Boston-based artificial intelligence startup Neurala Inc. raised $14 million in January. Now, the company has decided to spend its hard-earned equity funding in the Seaport.
Neurala just moved into an 8,000-square-foot spot at 51 Sleeper St., from a much smaller space in Boston University’s Photonics Center. About 25 employees work at Neurala, chief executive Max Versace said, with a goal of employing 40 by the end of the year.
Versace was attracted to the idea of helping to build a robotics cluster in the area. The new MassRobotics co-working space is on Channel Street, autonomous cars are being tested nearby, and Rethink Robotics is a couple of blocks away.

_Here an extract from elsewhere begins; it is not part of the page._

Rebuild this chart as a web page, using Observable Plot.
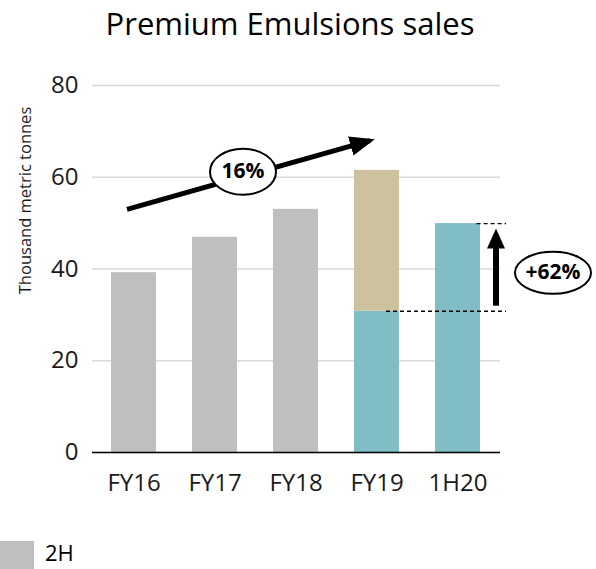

General Electric’s temporary headquarters is also around the corner, and the industrial giant expects to eventually host a small army of software developers and engineers after its new headquarters opens down the street.
“There’s almost a 1-mile ring around South Station where there is a lot going on with customers [and] venture partners,” Versace said.
Most of the equity funding is being spent on staff, he said. Among the newcomers to the crew: Neurala investor Warren Katz is joining as the firm’s president.
Neurala aims to put its software in the “brains” of a wide range of machines, from collision-avoidance software in cars to drones that could inspect power plants and cellphone towers. For example, Motorola Solutions has tapped Neurala to use its software in body cameras worn by police.
Versace’s ambitious goal: to become one of the largest AI firms in Boston, if not the largest.
“We want to become the reference point in Boston for AI,” Versace said. “We don’t want to lose [Boston’s] leading position, that the rest of the world is trying to take from Boston.”